## What you should do
Transcribe the full listing exactly, and drop every picture.

════

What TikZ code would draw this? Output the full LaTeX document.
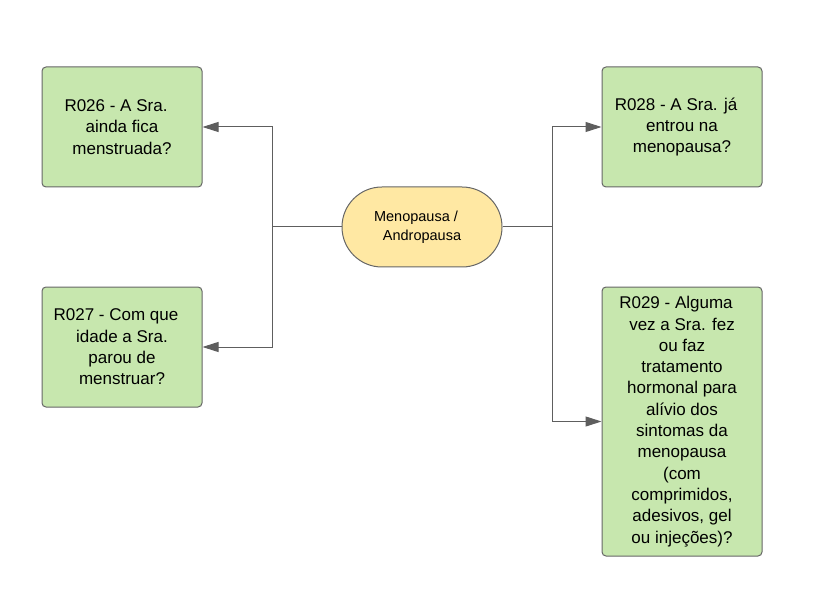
\documentclass[tikz,border=0pt]{standalone}
\usepackage{fontspec}
\setmainfont{Liberation Sans}
\usetikzlibrary{arrows.meta}
\definecolor{boxgreen}{HTML}{C7E7AE}
\definecolor{boxyellow}{HTML}{FFE8A3}
\definecolor{edgegray}{HTML}{666666}
\definecolor{linegray}{HTML}{5E5E5E}
\tikzset{
  qbox/.style={draw=edgegray, line width=1pt, fill=boxgreen, rounded corners=4pt,
    minimum width=160pt, inner sep=0pt, align=center,
    font=\fontsize{17pt}{21.3pt}\selectfont, text=black},
  topic/.style={draw=edgegray, line width=1pt, fill=boxyellow, rounded corners=39.9pt,
    minimum width=160pt, minimum height=80pt, inner sep=0pt, align=center,
    font=\fontsize{14.5pt}{19pt}\selectfont, text=black},
  conn/.style={draw=linegray, line width=1pt},
  arr/.style={conn, -{Triangle[length=16pt,width=10pt]}},
}
\begin{document}
\begin{tikzpicture}[x=1pt,y=-1pt]
\useasboundingbox (0,0) rectangle (826,601);
\node[topic] (c) at (422,227) {Menopausa /\kern12pt\\Andropausa};
\node[qbox, minimum height=120pt] (a) at (122,127) {R026 - A Sra.\kern12pt\\ainda fica\\menstruada?};
\node[qbox, minimum height=120pt] (b) at (122,347) {R027 - Com que\kern12pt\\idade a Sra.\\parou de\\menstruar?};
\node[qbox, minimum height=120pt] (d) at (682,127) {R028 - A Sra. já\kern12pt\\entrou na\\menopausa?};
\node[qbox, minimum height=269pt] (e) at (682,421.5) {R029 - Alguma\kern12pt\\vez a Sra. fez\\ou faz\\tratamento\\hormonal para\\alívio dos\\sintomas da\\menopausa\\(com\\comprimidos,\\adesivos, gel\\ou injeções)?};
\coordinate (jl) at (272,227);
\coordinate (jr) at (552,227);
\draw[conn] (c.west) -- (jl);
\draw[arr] (jl) |- (a.east);
\draw[arr] (jl) |- (b.east);
\draw[conn] (c.east) -- (jr);
\draw[arr] (jr) |- (d.west);
\draw[arr] (jr) |- (e.west);
\end{tikzpicture}
\end{document}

════

## Worked answer
What TikZ code would draw this? Output the full LaTeX document.
\documentclass[tikz,border=0pt]{standalone}
\usepackage{fontspec}
\setmainfont{Liberation Sans}
\usetikzlibrary{arrows.meta}
\definecolor{boxgreen}{HTML}{C7E7AE}
\definecolor{boxyellow}{HTML}{FFE8A3}
\definecolor{edgegray}{HTML}{666666}
\definecolor{linegray}{HTML}{5E5E5E}
\tikzset{
  qbox/.style={draw=edgegray, line width=1pt, fill=boxgreen, rounded corners=4pt,
    minimum width=160pt, inner sep=0pt, align=center,
    font=\fontsize{17pt}{21.3pt}\selectfont, text=black},
  topic/.style={draw=edgegray, line width=1pt, fill=boxyellow, rounded corners=39.9pt,
    minimum width=160pt, minimum height=80pt, inner sep=0pt, align=center,
    font=\fontsize{14.5pt}{19pt}\selectfont, text=black},
  conn/.style={draw=linegray, line width=1pt},
  arr/.style={conn, -{Triangle[length=16pt,width=10pt]}},
}
\begin{document}
\begin{tikzpicture}[x=1pt,y=-1pt]
\useasboundingbox (0,0) rectangle (826,601);
\node[topic] (c) at (422,227) {Menopausa /\kern12pt\\Andropausa};
\node[qbox, minimum height=120pt] (a) at (122,127) {R026 - A Sra.\kern12pt\\ainda fica\\menstruada?};
\node[qbox, minimum height=120pt] (b) at (122,347) {R027 - Com que\kern12pt\\idade a Sra.\\parou de\\menstruar?};
\node[qbox, minimum height=120pt] (d) at (682,127) {R028 - A Sra. já\kern12pt\\entrou na\\menopausa?};
\node[qbox, minimum height=269pt] (e) at (682,421.5) {R029 - Alguma\kern12pt\\vez a Sra. fez\\ou faz\\tratamento\\hormonal para\\alívio dos\\sintomas da\\menopausa\\(com\\comprimidos,\\adesivos, gel\\ou injeções)?};
\coordinate (jl) at (272,227);
\coordinate (jr) at (552,227);
\draw[conn] (c.west) -- (jl);
\draw[arr] (jl) |- (a.east);
\draw[arr] (jl) |- (b.east);
\draw[conn] (c.east) -- (jr);
\draw[arr] (jr) |- (d.west);
\draw[arr] (jr) |- (e.west);
\end{tikzpicture}
\end{document}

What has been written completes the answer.